São manezões que assistem ao andamento dos processos contra os manezinhos, sabendo que eles, os grandões, poderiam estar na frente nessa fila.

O inquérito que tudo acolhe tramita desde abril de 2019 no Supremo. É muito tempo, mesmo que aqui estejam correndo juntos os tempos da Justiça e da política.

A aposta de consenso é de que o julgamento de Bolsonaro não será adiado por pedido de vista. Porque seria arriscado para o ministro pedir e um desastre para o TSE.

Mas a extrema direita continua contando com o tempo para escapar de complicações que, em alguns casos, estão quase esquecidas.

Uma observação rápida, mas incisiva, do relator do caso de Bolsonaro no TSE, ministro Benedito Gonçalves, renova o ânimo dos que esperam ver a inelegibilidade do sujeito como começo do que virá a seguir.

Gonçalves escreveu no relatório que “a reunião de 18 de julho de 2022, no Palácio da Alvorada, não é uma fotografia na parede, mas um fato inserido em um contexto".

Sabemos todos que o contexto é amplo e muito anterior ao 18 de janeiro.
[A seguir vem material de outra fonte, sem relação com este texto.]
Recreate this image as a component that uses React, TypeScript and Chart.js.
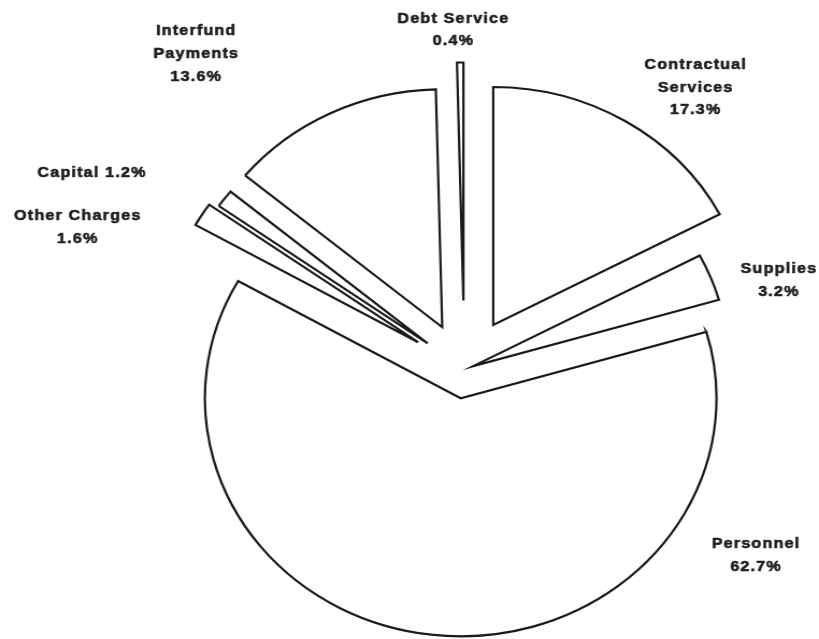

Vem desde a montagem da estrutura do gabinete do ódio, das quadrilhas dos vampiros das vacinas e das dezenas de crimes do bolsonarismo.
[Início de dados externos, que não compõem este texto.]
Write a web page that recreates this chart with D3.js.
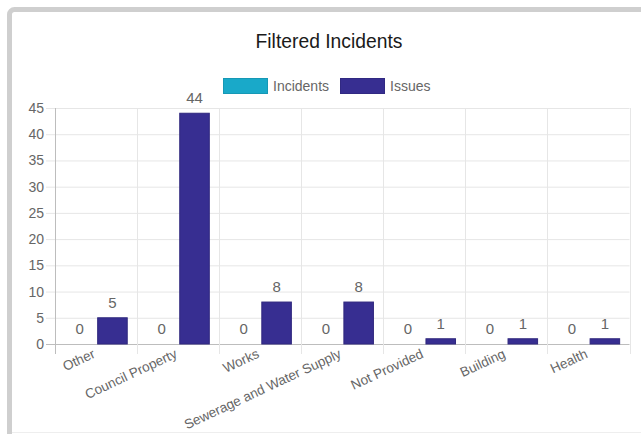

Gonçalves vê um encadeamento de falas, lives, incitações e convocação das Forças Armadas como escudo para afrontar a eleição e as instituições.

É o conjunto da obra, bem amarrado e estruturado, que irá acabar com a vida política de Bolsonaro, inclusive na área criminal, como sugere o relator no seu voto.
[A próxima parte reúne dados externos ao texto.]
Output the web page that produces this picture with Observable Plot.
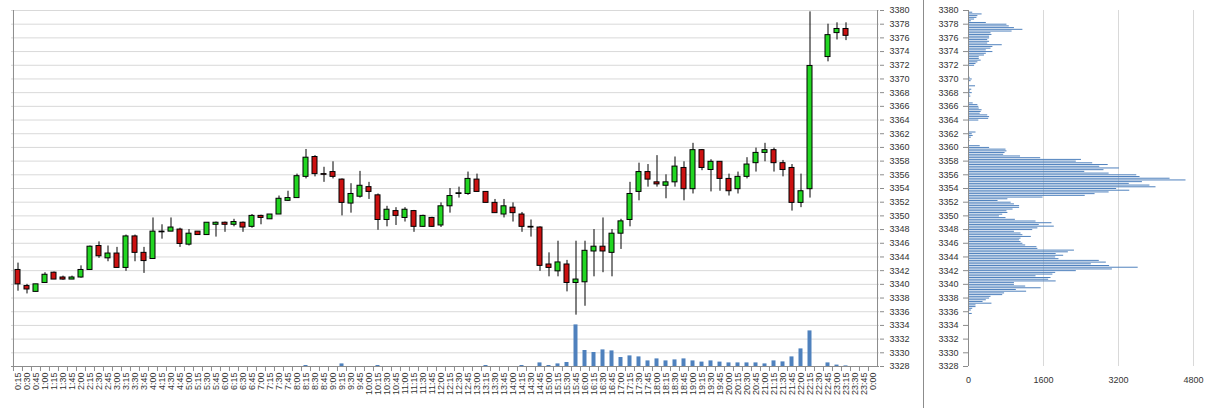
<!DOCTYPE html>
<html><head><meta charset="utf-8">
<script src="https://cdn.jsdelivr.net/npm/d3@7"></script>
<script src="https://cdn.jsdelivr.net/npm/@observablehq/plot@0.6"></script>
<style>
body{margin:0;background:#fff;}
#wrap{position:relative;width:1210px;height:408px;overflow:hidden;}
#wrap svg{position:absolute;top:0;}
#sep{position:absolute;left:923px;top:0;width:1px;height:408px;background:#8c8c8c;}
</style></head><body><div id="wrap"><div id="sep"></div></div>
<script>
const times = ["0:15","0:30","0:45","1:00","1:15","1:30","1:45","2:00","2:15","2:30","2:45","3:00","3:15","3:30","3:45","4:00","4:15","4:30","4:45","5:00","5:15","5:30","5:45","6:00","6:15","6:30","6:45","7:00","7:15","7:30","7:45","8:00","8:15","8:30","8:45","9:00","9:15","9:30","9:45","10:00","10:15","10:30","10:45","11:00","11:15","11:30","11:45","12:00","12:15","12:30","12:45","13:00","13:15","13:30","13:45","14:00","14:15","14:30","14:45","15:00","15:15","15:30","15:45","16:00","16:15","16:30","16:45","17:00","17:15","17:30","17:45","18:00","18:15","18:30","18:45","19:00","19:15","19:30","19:45","20:00","20:15","20:30","20:45","21:00","21:15","21:30","21:45","22:00","22:15","22:30","22:45","23:00","23:15","23:30","23:45","0:00"];

const open  = [3342.1,3339.75,3338.9,3340.2,3341.7,3341.0,3340.7,3341.0,3342.1,3345.6,3343.8,3344.5,3342.4,3347.0,3344.6,3343.7,3347.6,3347.7,3348.0,3345.8,3347.7,3347.2,3348.7,3349.0,3348.7,3349.0,3348.4,3350.0,3349.5,3350.2,3352.2,3352.6,3355.7,3358.6,3356.1,3356.4,3355.3,3351.8,3352.8,3354.2,3353.0,3349.4,3350.7,3349.7,3350.7,3348.4,3349.7,3348.6,3351.4,3353.2,3353.2,3355.3,3353.5,3351.9,3350.2,3351.2,3350.2,3348.4,3348.3,3342.9,3341.9,3342.9,3340.2,3340.3,3344.8,3345.5,3344.6,3347.4,3349.4,3353.5,3356.4,3354.9,3354.4,3354.9,3357.0,3353.9,3359.6,3356.7,3357.9,3355.4,3353.9,3355.7,3357.7,3359.2,3359.6,3357.7,3357.0,3351.9,3353.9,null,3373.2,3376.7,3377.3,null,null,null];
const high  = [3343.1,3340.0,3340.0,3341.7,3341.8,3341.2,3341.2,3342.7,3345.6,3346.2,3345.6,3345.4,3347.2,3347.2,3345.4,3349.7,3348.7,3349.7,3348.2,3348.0,3347.7,3349.0,3349.1,3349.1,3349.5,3349.1,3350.2,3350.1,3350.2,3352.9,3353.6,3356.1,3359.7,3358.8,3357.1,3357.9,3355.4,3354.7,3356.5,3354.9,3353.2,3351.4,3351.2,3351.2,3350.8,3350.1,3349.8,3351.9,3354.0,3354.2,3356.4,3356.1,3353.5,3352.4,3352.4,3351.9,3350.5,3349.4,3348.4,3344.6,3346.3,3343.5,3346.3,3346.3,3348.0,3349.7,3348.0,3349.5,3354.9,3357.7,3357.5,3358.8,3356.0,3358.6,3357.9,3360.6,3359.7,3358.2,3357.9,3356.1,3356.4,3358.5,3359.9,3360.6,3359.9,3358.1,3357.5,3356.1,3379.8,null,3378.0,3378.2,3378.2,null,null,null];
const low   = [3339.0,3338.6,3338.9,3340.2,3340.7,3340.6,3340.7,3340.9,3342.1,3343.8,3343.3,3342.4,3341.9,3343.3,3341.6,3343.7,3346.6,3347.7,3345.4,3345.6,3347.2,3347.2,3346.9,3347.6,3348.4,3347.6,3348.2,3348.7,3349.5,3350.2,3352.1,3352.6,3355.4,3355.7,3354.9,3355.4,3350.0,3350.4,3352.6,3352.4,3347.9,3348.4,3348.6,3349.1,3347.6,3348.3,3348.3,3348.3,3350.4,3352.6,3353.0,3353.5,3351.9,3350.4,3349.7,3349.1,3347.6,3346.9,3341.9,3341.1,3341.1,3338.9,3335.5,3336.8,3341.1,3341.7,3341.1,3345.1,3348.4,3352.2,3354.2,3354.2,3352.5,3354.2,3352.2,3353.2,3356.6,3353.5,3353.6,3352.9,3353.2,3355.4,3356.4,3357.9,3356.4,3355.7,3350.7,3351.2,3352.6,null,3372.5,3375.7,3375.6,null,null,null];
const close = [3340.0,3339.25,3340.0,3341.4,3340.7,3340.7,3341.0,3342.1,3345.5,3344.1,3344.5,3342.4,3347.0,3344.6,3343.4,3347.7,3347.7,3348.3,3345.9,3347.4,3347.2,3349.0,3349.0,3348.7,3349.1,3348.3,3350.0,3349.7,3350.2,3352.5,3352.6,3355.8,3358.5,3356.1,3356.0,3355.7,3351.9,3353.2,3354.4,3353.5,3349.4,3350.9,3350.0,3350.9,3348.4,3350.0,3348.4,3351.4,3352.9,3353.3,3355.4,3353.5,3351.9,3350.4,3351.4,3350.4,3348.4,3348.3,3342.7,3342.4,3343.2,3340.2,3340.7,3344.9,3345.5,3344.8,3347.4,3349.2,3353.2,3356.4,3355.3,3354.6,3354.9,3357.2,3353.9,3359.6,3357.0,3357.9,3355.4,3353.6,3355.7,3357.5,3359.2,3359.6,3357.7,3356.7,3351.9,3353.6,3371.9,null,3376.4,3377.3,3376.3,null,null,null];
const volume = [0,0,0,0,0,0,0,0,0,0,0,0,0,0,0,0,0,0,0,0,0,0,0,0,0,0,0,0,0,0,0,0,500,0,0,0,1300,0,0,0,500,0,0,0,0,0,0,0,0,0,0,0,500,0,0,0,500,0,1800,500,1300,2000,20800,8000,7000,8300,7800,4500,5300,4800,2800,3800,2800,3300,3800,2800,2200,2800,2200,1800,1800,1800,1800,1300,2800,2300,4800,8800,17800,0,1800,700,300,0,0,0];

const profPrice = [3379.75,3379.5,3379.25,3379,3378.75,3378.5,3378.25,3378,3377.75,3377.5,3377.25,3377,3376.75,3376.5,3376.25,3376,3375.75,3375.5,3375.25,3375,3374.75,3374.5,3374.25,3374,3373.75,3373.5,3373.25,3373,3372.75,3372.5,3372.25,3372,3371.75,3371.5,3371.25,3371,3370.75,3370.5,3370.25,3370,3369.75,3369.5,3369.25,3369,3368.75,3368.5,3368.25,3368,3367.75,3367.5,3367.25,3367,3366.75,3366.5,3366.25,3366,3365.75,3365.5,3365.25,3365,3364.75,3364.5,3364.25,3364,3363.75,3363.5,3363.25,3363,3362.75,3362.5,3362.25,3362,3361.75,3361.5,3361.25,3361,3360.75,3360.5,3360.25,3360,3359.75,3359.5,3359.25,3359,3358.75,3358.5,3358.25,3358,3357.75,3357.5,3357.25,3357,3356.75,3356.5,3356.25,3356,3355.75,3355.5,3355.25,3355,3354.75,3354.5,3354.25,3354,3353.75,3353.5,3353.25,3353,3352.75,3352.5,3352.25,3352,3351.75,3351.5,3351.25,3351,3350.75,3350.5,3350.25,3350,3349.75,3349.5,3349.25,3349,3348.75,3348.5,3348.25,3348,3347.75,3347.5,3347.25,3347,3346.75,3346.5,3346.25,3346,3345.75,3345.5,3345.25,3345,3344.75,3344.5,3344.25,3344,3343.75,3343.5,3343.25,3343,3342.75,3342.5,3342.25,3342,3341.75,3341.5,3341.25,3341,3340.75,3340.5,3340.25,3340,3339.75,3339.5,3339.25,3339,3338.75,3338.5,3338.25,3338,3337.75,3337.5,3337.25,3337,3336.75,3336.5,3336.25,3336,3335.75];
const profVol = [90,290,200,180,130,60,380,820,870,980,1160,930,480,500,450,450,410,450,410,720,520,480,380,520,380,340,230,230,270,200,160,130,20,20,10,15,10,10,35,80,55,20,10,150,20,70,40,80,30,50,10,20,15,100,200,220,230,290,270,250,410,450,430,220,10,20,10,5,15,10,160,80,100,60,20,30,20,10,250,450,800,820,780,750,1110,1540,2410,2300,2650,2980,2800,3220,2890,2480,3000,3590,3660,4300,4640,3710,3430,3870,4000,3160,3440,3000,2700,2490,1590,840,630,910,980,1090,1090,950,820,840,730,660,800,1000,1440,1780,1510,1830,1480,1370,980,1120,1160,1340,1120,1090,1120,1160,1220,1460,1480,2260,2130,1870,2030,1860,1930,2790,2940,2620,3010,3620,3070,2300,1860,1800,1440,1760,1710,1870,980,980,1220,1550,1020,1240,770,730,480,450,380,310,500,160,160,90,60,20,80];

const priceTicks = [3328,3330,3332,3334,3336,3338,3340,3342,3344,3346,3348,3350,3352,3354,3356,3358,3360,3362,3364,3366,3368,3370,3372,3374,3376,3378,3380];
const profTicks = [0,1600,3200,4800];

const FONT = '"Liberation Sans", Arial, sans-serif';
const GREEN = "#22d622", RED = "#cc1111", BLUE = "#4f81bd", GRID = "#d9d9d9", AXIS = "#8c8c8c", TXT = "#333";

const rows = times.map((t, i) => ({t, o: open[i], h: high[i], l: low[i], c: close[i], v: volume[i]}));
const candles = rows.filter(d => d.o != null);
const vols = rows.filter(d => d.v > 0);
const profile = profPrice.map((p, i) => ({p, v: profVol[i]}));

const LW = 923, H = 408, ML = 11, MR = 44, MT = 10, MB = 42;
const step = (LW - ML - MR) / times.length;
const xBand = {type: "band", domain: times, paddingInner: 0.45, paddingOuter: 0.225, label: null};

const left = Plot.plot({
  width: LW, height: H, marginLeft: ML, marginRight: MR, marginTop: MT, marginBottom: MB,
  style: {fontFamily: FONT, fontSize: "9px", color: TXT, background: "transparent", overflow: "visible"},
  x: xBand,
  y: {domain: [3328, 3380], label: null},
  marks: [
    Plot.gridY(priceTicks, {stroke: GRID, strokeOpacity: 1}),
    Plot.ruleY([3328], {stroke: AXIS}),
    Plot.ruleX([times[0]], {stroke: AXIS, dx: -step / 2}),
    Plot.ruleX([times[times.length - 1]], {stroke: AXIS, dx: step / 2}),
    Plot.axisY(priceTicks, {anchor: "right", tickSize: 4, tickPadding: 6, tickFormat: "d", stroke: AXIS, fill: TXT, label: null, dx: 0}),
    Plot.axisX({tickSize: 5, stroke: AXIS, fill: "none", dx: -step / 2, label: null}),
    Plot.axisX({tickSize: 0, tickPadding: 6, tickRotate: -90, fill: TXT, label: null}),
    Plot.ruleX(candles, {x: "t", y1: "l", y2: "h", stroke: "#000", strokeWidth: 1}),
    Plot.barY(candles.filter(d => d.c >= d.o), {x: "t", y1: "o", y2: "c", fill: GREEN, stroke: "#000", strokeWidth: 1}),
    Plot.barY(candles.filter(d => d.c < d.o), {x: "t", y1: "c", y2: "o", fill: RED, stroke: "#000", strokeWidth: 1})
  ]
});
left.style.left = "0px";

const volPlot = Plot.plot({
  width: LW, height: H, marginLeft: ML, marginRight: MR, marginTop: MT, marginBottom: MB,
  style: {background: "transparent"},
  x: {...xBand, axis: null},
  y: {domain: [0, 178000], axis: null},
  marks: [
    Plot.barY(vols, {x: "t", y: "v", fill: BLUE, insetLeft: 0.5, insetRight: 0.5})
  ]
});
volPlot.style.left = "0px";

const RW = 1210 - 923;
const right = Plot.plot({
  width: RW, height: H, marginLeft: 45, marginRight: 17, marginTop: MT, marginBottom: MB,
  style: {fontFamily: FONT, fontSize: "9px", color: TXT, background: "transparent", overflow: "visible"},
  x: {domain: [0, 4800], label: null},
  y: {domain: [3328, 3380], label: null},
  marks: [
    Plot.gridX([1600, 3200, 4800], {stroke: GRID, strokeOpacity: 1}),
    Plot.ruleY(profile, {y: "p", x1: 0, x2: "v", stroke: BLUE, strokeWidth: 1}),
    Plot.ruleX([0], {stroke: AXIS}),
    Plot.axisY(priceTicks, {anchor: "left", tickSize: 5, tickPadding: 5, tickFormat: "d", stroke: AXIS, fill: TXT, label: null}),
    Plot.axisX(profTicks, {anchor: "bottom", tickSize: 0, tickPadding: 10, tickFormat: "d", fill: TXT, label: null})
  ]
});
right.style.left = "923px";

const wrap = document.getElementById("wrap");
wrap.appendChild(left);
wrap.appendChild(volPlot);
wrap.appendChild(right);
</script>
</body></html>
Bolsonaro será transformado no santinho da extrema direita, uma espécie de entidade milagrosa que socorre fascistas desamparados.

É agora, logo depois do fim do processo no TSE, que o tempo se acelera. O bolsonarismo começa a ir a julgamento, mesmo que o advogado de Bolsonaro não queira.

O tempo perdido em quatro anos de encolhimento do sistema de Justiça ganha uma nova chance. O 8 de janeiro não pode ser só uma foto na parede.

Falta chegar ao contexto de que fala Gonçalves, com a abordagem de cada fato que dê sentido ao conjunto da bandidagem e do golpismo.

Falta alargar o alcance e apressar as investigações e os processos dos desmandos do bolsonarismo, em todas as frentes, dos que envolvem de grileiros a coronéis. O tempo precisa de um empurrão.